Actually I've just returned to the UK from Berlinale after going there specifically to see both of Gillian's movies with 5 friends, so some people have been there in search of her!! 😉
She strikes me as too perenially unavailable to ever really return. There's a sense that she could have been in a hundred movies and yet throughout have always still been hiding. Maybe she's loved because her withdrawal means she's trapped from ever being all over you; keeps her kind of a safe toy, an anti-red head.
She is TOTALLY underrated and underappreciated here. I look forward to seeing her in anything. One of the few actresses that can convincingly portray a Brit and consistently get more work across the Atlantic than she can here in the states. I like the trajectory of her career whether intentional or not. She will be around for a long time. Good for her.
Maybe she can convincingly portray a Brit because she's not convincingly American. I think we prefer our actresses to be a bit more available; part of the conversation. Anyway, her loss.
Amazing article on this amazing actress. She's totally underrated and underappreciated, but still manages to sweep us of our feet with her roles. AMAZING HUMAN BEING!
I simply love her. Yes, you're right, she has been absolutely underrated since the end of the x files. I've been complaining about that for many years. But I don't care anymore because despite all I am completely sure that she is going to win an Oscar for her work some day.

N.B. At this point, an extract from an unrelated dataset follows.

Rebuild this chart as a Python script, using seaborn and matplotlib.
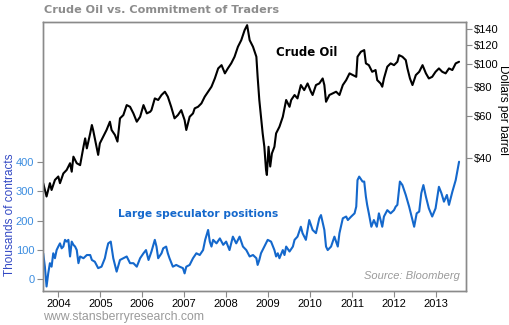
import matplotlib
matplotlib.use("Agg")
import matplotlib.pyplot as plt
import matplotlib.ticker as mticker
import seaborn as sns
import pandas as pd

# ---- data ----
crude_year = [
    2003.64, 2003.72, 2003.80, 2003.84, 2003.92, 2004.00, 2004.04, 2004.12, 2004.20, 2004.28,
    2004.32, 2004.36, 2004.44, 2004.52, 2004.60, 2004.64, 2004.68, 2004.76, 2004.80, 2004.83,
    2004.87, 2004.95, 2004.99, 2005.07, 2005.15, 2005.23, 2005.27, 2005.35, 2005.41, 2005.47,
    2005.55, 2005.63, 2005.71, 2005.79, 2005.87, 2005.95, 2006.03, 2006.11, 2006.19,
    2006.22, 2006.30, 2006.38, 2006.46, 2006.54, 2006.61, 2006.69, 2006.77, 2006.85, 2006.93,
    2007.01, 2007.05, 2007.13, 2007.21, 2007.25, 2007.33, 2007.41, 2007.49, 2007.57, 2007.65,
    2007.73, 2007.81, 2007.89, 2007.97, 2008.04, 2008.12, 2008.20, 2008.28, 2008.36, 2008.44,
    2008.50, 2008.56, 2008.64, 2008.72,
    2008.75, 2008.79, 2008.83, 2008.87, 2008.91, 2008.95, 2008.97, 2009.01, 2009.05, 2009.09,
    2009.15, 2009.19, 2009.27, 2009.35, 2009.43, 2009.51, 2009.55, 2009.63, 2009.70, 2009.78,
    2009.86, 2009.94, 2010.02, 2010.06, 2010.14, 2010.22, 2010.30, 2010.34, 2010.38, 2010.46,
    2010.54, 2010.62, 2010.70, 2010.78, 2010.86, 2010.94, 2011.02, 2011.10, 2011.13, 2011.21,
    2011.29, 2011.33, 2011.40, 2011.48, 2011.56, 2011.60, 2011.68, 2011.72, 2011.76, 2011.84,
    2011.92, 2012.00, 2012.08, 2012.12, 2012.20, 2012.28, 2012.32, 2012.38, 2012.44, 2012.52,
    2012.60, 2012.68, 2012.76, 2012.83, 2012.91, 2012.99, 2013.07, 2013.15, 2013.23, 2013.31,
    2013.39, 2013.47, 2013.55,
]
crude_price = [
    31.2, 27.4, 31.2, 29.2, 32.2, 33.3, 31.2, 34.3, 35.5, 37.9,
    34.9, 40.4, 37.9, 37.2, 44.5, 48.3, 43.8, 50.7, 55.0, 52.4,
    48.3, 41.1, 46.0, 49.1, 52.4, 56.8, 52.4, 49.9, 46.8, 58.7,
    60.6, 66.8, 65.7, 61.6, 56.8, 59.6, 66.8, 61.6, 62.6,
    63.6, 71.3, 70.2, 73.7, 76.1, 72.5, 65.7, 58.7, 60.6, 63.6,
    57.7, 52.4, 59.6, 61.6, 64.7, 65.7, 67.9, 72.5, 76.1, 79.9,
    86.6, 95.5, 98.6, 91.0, 95.5, 100.3, 107.0, 117.9, 125.8, 138.7,
    145.6, 125.8, 117.9, 107.0,
    88.0, 70.2, 59.6, 50.7, 44.5, 35.5, 33.8, 44.5, 36.7, 41.7,
    44.5, 50.7, 54.1, 59.6, 70.2, 65.7, 70.2, 73.7, 71.3, 81.2,
    77.3, 82.5, 76.1, 73.7, 81.2, 82.5, 86.6, 81.2, 69.0, 73.7,
    74.9, 76.1, 73.7, 81.2, 85.2, 91.0, 89.5, 88.0, 107.0, 112.3,
    114.2, 100.3, 98.6, 92.4, 94.0, 85.2, 82.5, 79.9, 86.6, 97.1,
    100.3, 98.6, 101.9, 108.7, 107.0, 103.6, 95.5, 86.6, 81.2, 89.5,
    92.4, 98.6, 91.0, 86.6, 88.0, 92.4, 95.5, 92.4, 91.0, 95.5,
    94.0, 100.3, 101.9,
]

spec_year = [
    2003.64, 2003.68, 2003.72, 2003.76, 2003.80, 2003.84, 2003.88, 2003.92, 2003.96, 2004.00,
    2004.04, 2004.08, 2004.12, 2004.16, 2004.20, 2004.24, 2004.28, 2004.32, 2004.36, 2004.40,
    2004.44, 2004.48, 2004.52, 2004.60, 2004.68, 2004.76, 2004.80, 2004.87, 2004.95, 2005.03,
    2005.11, 2005.15, 2005.19, 2005.25, 2005.31, 2005.39, 2005.47, 2005.55, 2005.63, 2005.71,
    2005.79, 2005.87, 2005.95, 2006.03, 2006.09, 2006.15,
    2006.22, 2006.30, 2006.34, 2006.38, 2006.46, 2006.50, 2006.57, 2006.61, 2006.65, 2006.73,
    2006.81, 2006.89, 2006.97, 2007.01, 2007.05, 2007.13, 2007.21, 2007.29, 2007.37, 2007.45,
    2007.50, 2007.57, 2007.61, 2007.65, 2007.69, 2007.77, 2007.85, 2007.93, 2008.00, 2008.08,
    2008.12, 2008.16, 2008.24, 2008.32, 2008.40, 2008.48, 2008.56, 2008.64, 2008.72,
    2008.75, 2008.79, 2008.83, 2008.91, 2008.99, 2009.07, 2009.15, 2009.19, 2009.23, 2009.27,
    2009.35, 2009.39, 2009.43, 2009.51, 2009.59, 2009.63, 2009.70, 2009.78, 2009.82, 2009.90,
    2009.98, 2010.06, 2010.14, 2010.22, 2010.26, 2010.34, 2010.38, 2010.42, 2010.50, 2010.58,
    2010.66, 2010.70, 2010.78, 2010.86, 2010.90, 2010.98, 2011.06, 2011.10, 2011.13, 2011.17,
    2011.25, 2011.29, 2011.33,
    2011.36, 2011.40, 2011.46, 2011.52, 2011.59, 2011.64, 2011.72, 2011.76, 2011.84, 2011.92,
    2012.00, 2012.04, 2012.08, 2012.14, 2012.20, 2012.28, 2012.36, 2012.44, 2012.48, 2012.54,
    2012.60, 2012.65, 2012.70, 2012.76, 2012.83, 2012.91, 2012.99, 2013.07, 2013.13, 2013.19,
    2013.26, 2013.31, 2013.39, 2013.47, 2013.55,
]
spec_value = [
    88, 42, -26, 19, 54, 42, 88, 71, 99, 111,
    122, 105, 111, 134, 128, 134, 77, 128, 117, 111,
    99, 54, 77, 71, 82, 82, 65, 59, 37, 42,
    71, 99, 122, 128, 71, 25, 65, 71, 77, 54,
    54, 42, 71, 88, 99, 65,
    94, 134, 111, 71, 88, 105, 111, 88, 71, 42,
    48, 42, 37, 19, 42, 48, 71, 88, 82, 99,
    134, 168, 128, 111, 134, 122, 139, 117, 128, 99,
    122, 145, 122, 145, 111, 99, 77, 82, 71,
    48, 65, 88, 111, 134, 128, 99, 77, 88, 71,
    99, 82, 111, 94, 111, 134, 145, 179, 157, 134,
    202, 168, 157, 208, 219, 168, 111, 99, 111, 145,
    111, 157, 208, 214, 202, 214, 225, 248, 339, 351,
    334, 334, 282,
    254, 225, 179, 202, 179, 225, 179, 214, 236, 225,
    236, 248, 254, 334, 322, 288, 248, 202, 179, 225,
    231, 294, 322, 282, 242, 214, 242, 316, 294, 265,
    288, 254, 299, 339, 402,
]

year_ticks = [2004, 2005, 2006, 2007, 2008, 2009, 2010, 2011, 2012, 2013]
left_ticks = [0, 100, 200, 300, 400]
price_ticks = [40, 60, 80, 100, 120, 140]
price_labels = ["$40", "$60", "$80", "$100", "$120", "$140"]

crude_df = pd.DataFrame({"year": crude_year, "price": crude_price})
spec_df = pd.DataFrame({"year": spec_year, "contracts": spec_value})

# ---- figure ----
sns.set_style("white")
plt.rcParams["font.family"] = ["Liberation Sans", "DejaVu Sans"]
BOLD = ["DejaVu Sans"]

fig = plt.figure(figsize=(5.1, 3.25), dpi=100)
ax = fig.add_axes([0.0837, 0.105, 0.8295, 0.827])
ax2 = ax.twinx()

sns.lineplot(data=spec_df, x="year", y="contracts", ax=ax, color="#1468cc",
             linewidth=1.5, estimator=None, sort=False)
sns.lineplot(data=crude_df, x="year", y="price", ax=ax2, color="black",
             linewidth=1.5, estimator=None, sort=False)

ax.set_xlim(2003.628, 2013.709)
ax.set_ylim(-41, 881)
ax2.set_yscale("log")
ax2.set_ylim(10.92, 150)

grey = "#8a8a8a"
for a in (ax, ax2):
    for s in a.spines.values():
        s.set_color(grey)
        s.set_linewidth(1.0)

ax.set_xticks(year_ticks)
ax.set_xticklabels([str(y) for y in year_ticks], fontsize=8, color="black")
ax.set_yticks(left_ticks)
ax.set_yticklabels([str(v) for v in left_ticks], fontsize=8, color="#3b8de0")
ax.tick_params(axis="x", direction="out", length=4, color=grey, pad=2, bottom=True)
ax.tick_params(axis="y", direction="out", length=4, color=grey, pad=2, left=True)

ax2.yaxis.set_major_locator(mticker.FixedLocator(price_ticks))
ax2.yaxis.set_major_formatter(mticker.FixedFormatter(price_labels))
ax2.yaxis.set_minor_locator(mticker.NullLocator())
ax2.tick_params(axis="y", direction="out", length=4, color=grey, pad=2,
                labelsize=8, labelcolor="black", right=True)

ax.set_xlabel("")
ax.set_ylabel("Thousands of contracts", fontsize=8.5, color="#3349c4")
ax.yaxis.label.set_ha("center")
ax.yaxis.label.set_va("center")
ax.yaxis.set_label_coords(-0.0773, 0.285)
ax2.set_ylabel("Dollars per barrel", fontsize=8.5, color="black", rotation=270)
ax2.yaxis.label.set_ha("center")
ax2.yaxis.label.set_va("center")
ax2.yaxis.set_label_coords(1.087, 0.673)

ax2.text(2009.93, 112, "Crude Oil", fontsize=8.5, fontweight="bold", family=BOLD,
         color="black", ha="center", va="center")
ax.text(2005.43, 223, "Large speculator positions", fontsize=7.7, fontweight="bold",
        family=BOLD, color="#1468cc", ha="left", va="center")
ax.text(0.985, 0.035, "Source: Bloomberg", transform=ax.transAxes, fontsize=8,
        style="italic", color="#9a9a9a", ha="right", va="bottom")

fig.text(44 / 510, 1 - 10 / 325, "Crude Oil vs. Commitment of Traders",
         fontsize=8.1, fontweight="bold", family=BOLD, color="#8c8c8c",
         ha="left", va="center")
fig.text(43 / 510, 1 - 317 / 325, "www.stansberryresearch.com",
         fontsize=8.8, color="#9a9a9a", ha="left", va="center")

fig.savefig("out.png", dpi=100)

I have learnt from Gillian. Quite a lot.
My Christmas was most beautiful. (TV adaptation of Great Expectations)
Gillian is the best and sexy!
She has skillfully avoided the pillow-lipped porn skrag look that has swept over LA. She really looks good and plays intelligent - so rare.
She would have been a good choice to play Robin Wright's part in Dragon Tattoo...she should swoop back to LA and only do Fincher caliber stuff, if possible. I mean, X-Files is officially blue chip now, right??